Criminal justice remains a hot topic in Maryland, where lawmakers agree that comprehensive reforms are needed, but they are divided on what shape those reforms should take. In the recently concluded Maryland legislative session, the Democratic-controlled General Assembly batted a series of crime bills back and forth from the House of Delegates to the Senate before passing compromise measures for Republican Gov. Larry Hogan’s signature. This result will mean longer sentences for some offenders and some relief for ex-offenders.
Touted as a means to curb violent crime — particularly in Baltimore, where the original bill was sponsored state Sen. Robert Zirkin (D-Baltimore County) and had the support of Democratic Mayor Catherine Pugh — the Senate bill sparked a debate in part over prison sentence lengths. Progressives and activists decried a provision that would have raised the maximum sentence from 20 years to 40 years for two-time offenders who use a gun in connection with drug trafficking.
While some aspects of the original bill were scrapped following outcry, most notably from the Black and Latino Caucuses, those in favor weren’t willing to take minimum sentencing off the table. As passed, Maryland’s new law is raising minimum sentences for repeat violent offenders who use firearms to as much as 10 years without the possibility of parole. Despite failing the Senate, the pieces cobbled together by the House have now prompted two separate measures, one of which could go into effect as early as June 1st if passed.
Gov. Hogan has long supported such legislation, and recently described the House vote as, “The bills passed were a result of a bipartisan effort and were supported by many lawmakers representing Baltimore City. We strongly believe that these initiatives will have a transformative impact on reducing violent crime.”
Others have voiced their misgivings, including Darryl Barnes, State Delegate and Chairman of the Legislative Black Caucus. As reported by the Washington Post, following the House vote he admitted, “It still gives some people heartburn. I told people to vote their conscience.”
Even with provisions added to clamp down on gang violence, critics caution that focusing solely on mandatory sentencing may disproportionately affect minority residents, who typically bear the brunt of such laws.

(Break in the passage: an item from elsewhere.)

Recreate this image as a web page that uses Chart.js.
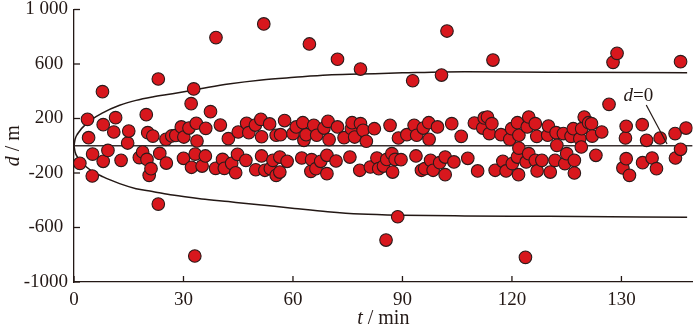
<!DOCTYPE html>
<html><head><meta charset="utf-8">
<script src="https://cdn.jsdelivr.net/npm/chart.js@4/dist/chart.umd.min.js"></script>
<style>html,body{margin:0;padding:0;background:#fff;}#wrap{width:700px;height:331px;}</style>
</head><body><div id="wrap"><canvas id="c" width="700" height="331"></canvas></div>
<script>
// ---- data ----
const tValues = [1.6,3.7,4.0,5.0,5.1,7.8,8.0,8.0,9.3,10.9,11.4,12.9,14.7,15.0,17.9,18.8,19.8,20.0,20.2,20.6,21.1,21.6,23.1,23.5,23.1,25.2,25.3,26.8,27.9,29.4,30.1,30.0,31.5,32.1,32.8,32.2,33.2,33.5,33.7,33.1,35.1,36.0,36.1,37.4,38.8,38.9,40.1,40.7,41.2,42.3,43.2,44.3,44.8,45.0,
47.3,47.9,47.1,49.7,49.8,51.2,51.4,51.4,52.0,52.3,53.6,53.8,54.5,55.4,55.4,56.4,56.6,56.4,57.7,58.4,60.0,60.9,62.4,62.7,63.0,63.6,64.5,64.9,65.1,65.7,66.3,66.5,67.6,68.5,69.3,69.3,69.6,69.9,71.8,72.2,72.2,74.0,75.6,76.0,76.2,76.9,78.3,78.5,78.5,79.2,80.1,81.2,82.3,83.0,83.5,84.8,
85.5,85.7,86.6,87.1,87.3,88.0,88.7,88.9,89.6,91.2,92.8,93.2,93.7,93.9,95.2,95.7,96.1,97.2,97.3,97.7,98.4,99.6,100.2,100.7,101.7,101.7,102.2,103.5,104.1,106.1,107.9,109.7,110.6,112.0,112.4,113.3,113.8,114.5,114.8,
115.4,117.0,117.5,118.4,119.4,119.9,120.1,121.5,121.5,121.9,121.9,121.8,123.7,123.9,124.2,124.6,124.6,126.4,126.4,126.8,126.9,128.2,129.8,130.0,130.5,131.8,132.1,132.3,134.1,134.5,135.0,136.2,136.8,137.1,137.1,138.6,139.0,139.1,139.8,141.0,141.8,142.0,143.0,144.6,
146.6,147.7,148.8,150.4,151.1,151.3,151.3,152.2,155.7,155.8,156.9,158.4,159.6,160.6,164.7,164.8,166.2,166.2,167.7];
const dValues = [-129,194,59,-222,-61,397,155,-114,-34,101,206,-107,20,108,-87,-46,228,-100,96,-217,-168,71,490,-56,-428,47,-127,72,76,138,64,-92,130,309,417,-158,-61,165,35,-809,-149,-75,128,250,-166,794,152,-100,-166,52,-129,-198,-63,101,
165,96,-107,152,-176,194,66,-75,894,-180,160,-168,-107,77,-217,-83,81,-193,185,-114,89,138,-90,169,40,81,747,-188,-102,150,-168,77,-114,130,-70,-205,179,45,-112,138,635,59,-83,125,169,64,-180,162,563,113,33,-156,125,-90,-168,-149,
-692,-100,150,-58,-193,-100,-521,57,-102,81,477,150,-75,77,-180,130,-168,169,47,-107,-180,138,-124,519,-83,-212,842,162,-119,69,-92,167,-185,130,204,211,89,162,629,
-180,81,-114,-185,47,125,-131,169,-83,77,-17,-212,-819,-119,138,211,-58,162,-107,69,-185,-107,77,145,-193,-107,96,3,89,-131,-58,69,125,-107,-200,52,-9,125,211,169,162,71,-70,101,
304,612,678,-163,57,143,-95,-217,155,-124,40,-90,-168,57,89,-90,-26,617,130];

const curveT = [0,0.3,1,3.4,8,12.5,17,21.5,27,35,42.3,51.4,60.4,69.5,78.5,90,107,130,168];
const upperD = [0,48,88,162,243,297,333,358,382,420,453,483,502,519,526,535,544,540,536];
const lowerD = [0,-46,-85,-156,-229,-278,-315,-335,-362,-390,-410,-435,-460,-484,-501,-510,-515,-518,-525];
const zeroT = [0,169.5];
const zeroD = [0,0];

const xTickValues = [0,30,60,90,120,150];
const xTickLabels = ["0","30","60","90","120","130"];
const yTickValues = [-1000,-600,-200,200,600,1000];
const yTickLabels = ["-1000","-600","-200","200","600","1 000"];

const yTitleParts = [{text:"d",italic:true},{text:" / m",italic:false}];
const xTitleParts = [{text:"t",italic:true},{text:" / min",italic:false}];
const annParts = [{text:"d",italic:true},{text:"=0",italic:false}];
const annTextPos = [150.6, 328];
const annLine = [[156.8, 299],[162.5, 13]];

// ---- chart ----
const FONT = '"Liberation Serif", "Times New Roman", serif';
const INK = '#231815';
const pts = tValues.map((t,i)=>({x:t,y:dValues[i]}));
const toXY = (xs,ys)=>xs.map((x,i)=>({x:x,y:ys[i]}));

function drawMixed(ctx, parts, x, y, size, align){
  const widths = parts.map(p=>{ctx.font=(p.italic?'italic ':'')+size+'px '+FONT;return ctx.measureText(p.text).width;});
  const total = widths.reduce((a,b)=>a+b,0);
  let cx = align==='center' ? x-total/2 : x;
  parts.forEach((p,i)=>{ctx.font=(p.italic?'italic ':'')+size+'px '+FONT;ctx.fillText(p.text,cx,y);cx+=widths[i];});
}

const decor = {
  id:'decor',
  afterDraw(chart){
    const ctx = chart.ctx, a = chart.chartArea, xs = chart.scales.x, ys = chart.scales.y;
    ctx.save();
    ctx.strokeStyle = INK; ctx.lineWidth = 1.3;
    xTickValues.forEach(v=>{const px=xs.getPixelForValue(v);ctx.beginPath();ctx.moveTo(px,a.bottom);ctx.lineTo(px,a.bottom-6);ctx.stroke();});
    yTickValues.forEach(v=>{const py=ys.getPixelForValue(v);ctx.beginPath();ctx.moveTo(a.left,py);ctx.lineTo(a.left+6,py);ctx.stroke();});
    ctx.lineWidth = 1.2;
    ctx.beginPath();
    ctx.moveTo(xs.getPixelForValue(annLine[0][0]), ys.getPixelForValue(annLine[0][1]));
    ctx.lineTo(xs.getPixelForValue(annLine[1][0]), ys.getPixelForValue(annLine[1][1]));
    ctx.stroke();
    ctx.fillStyle = INK; ctx.textBaseline='alphabetic'; ctx.textAlign='left';
    drawMixed(ctx, annParts, xs.getPixelForValue(annTextPos[0]), ys.getPixelForValue(annTextPos[1]), 19, 'left');
    drawMixed(ctx, xTitleParts, (a.left+a.right)/2, 324, 20, 'center');
    ctx.translate(19,(a.top+a.bottom)/2);
    ctx.rotate(-Math.PI/2);
    drawMixed(ctx, yTitleParts, 0, 0, 20, 'center');
    ctx.restore();
  }
};

new Chart(document.getElementById('c'),{
  type:'scatter',
  data:{datasets:[
    {label:'d',data:pts,order:0,backgroundColor:'#d8171d',borderColor:'#2b1b1b',borderWidth:1.1,pointRadius:6.3,pointHoverRadius:6.3},
    {label:'upper',type:'line',data:toXY(curveT,upperD),order:2,borderColor:INK,borderWidth:1.5,pointRadius:0,fill:false,cubicInterpolationMode:'monotone'},
    {label:'lower',type:'line',data:toXY(curveT,lowerD),order:3,borderColor:INK,borderWidth:1.5,pointRadius:0,fill:false,cubicInterpolationMode:'monotone'},
    {label:'zero',type:'line',data:toXY(zeroT,zeroD),order:4,borderColor:'#3a3030',borderWidth:1.3,pointRadius:0,fill:false}
  ]},
  options:{
    responsive:false,animation:false,devicePixelRatio:1,
    layout:{padding:{left:0,right:2,top:9.5,bottom:0}},
    plugins:{legend:{display:false},tooltip:{enabled:false}},
    scales:{
      x:{type:'linear',min:0,max:169.5,
        grid:{display:false,drawTicks:false},
        border:{display:true,color:INK,width:1.3},
        afterBuildTicks:s=>{s.ticks=xTickValues.map(v=>({value:v}));},
        afterFit:s=>{s.height=49;s.paddingLeft=0;s.paddingRight=0;},
        ticks:{padding:7,color:INK,font:{family:FONT,size:19},maxRotation:0,autoSkip:false,
          callback:(v,i)=>xTickLabels[i]}
      },
      y:{type:'linear',min:-1000,max:1000,
        grid:{display:false,drawTicks:false},
        border:{display:true,color:INK,width:1.3},
        afterBuildTicks:s=>{s.ticks=yTickValues.map(v=>({value:v}));},
        afterFit:s=>{s.width=74;s.paddingTop=0;s.paddingBottom=0;},
        ticks:{padding:6,color:INK,font:{family:FONT,size:19},autoSkip:false,
          callback:(v,i)=>(i===0||i===yTickLabels.length-1)?yTickLabels[i]:yTickLabels[i]+' '}
      }
    }
  },
  plugins:[decor]
});
</script></body></html>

It’s a fear that Toni Holness, a policy director at the Maryland American Civil Liberties Union describes as “The evidence that we have shows that long sentences actually increase recidivism. They have a negative impact on public safety.”
Such criticism prompted lawmakers to settle on a compromise of sorts when the Maryland General Assembly met for its final day of the legislative session on Monday, when the final bills included a provision allowing criminal records to be expunged after 15 years for crimes involving burglary, drug possession with the intent to distribute, and theft.
The legislation would be implemented in two parts, with Senate Bill 1137 going into effect on June 1 — giving officials the ability to use wiretaps in crimes that involve firearms. It would also strengthen laws against the powerful opioid fentanyl, and would raise minimum sentences for witness intimidation to 10 years. The second portion, Senate Bill 101, which addresses new mandatory 10-year sentences for a number of second convictions, would take effect on October 1.
Still, some are not convinced, including New York public defender Scott Hechniger, who recently tweeted his frustration: “A blatant failure to study the history of how mandatory minimums have driven mass incarceration with no measurable impact on crime reduction. They’re clearly only listening to prosecutors — the only group who benefits from them — instead of the communities torn to shreds as a result.”
Baltimore is well familiar with the ways in which the justice system can adversely affect minority communities, with a 2016 investigation of the Baltimore City Police Department detailing a need for police reform. According to the report, “Recent events highlight the critical importance of mutual trust and cooperation between law enforcement officers and the people they serve. A commitment to constitutional policing builds trust that enhances crime fighting efforts and officer safety.
“Conversely, frayed community relationships inhibit effective policing by denying officers important and placing them more frequently in dangerous, adversarial encounters. We found these principals in stark relief in Baltimore, where law enforcement officers confront a long history of social and economic challenges that impact much of the city, including the perception that there are ‘Two Baltimores:’ one wealthy and largely white, the second impoverished and predominantly black.”
In a city still reeling from the fallout of the Freddie Gray case, expanding the powers of local authorities and implementing harsher sentences has become a touchy issue for many, and as new criminal reform measures are introduced, residents and lawmakers alike will ultimately have to wait to gauge the results.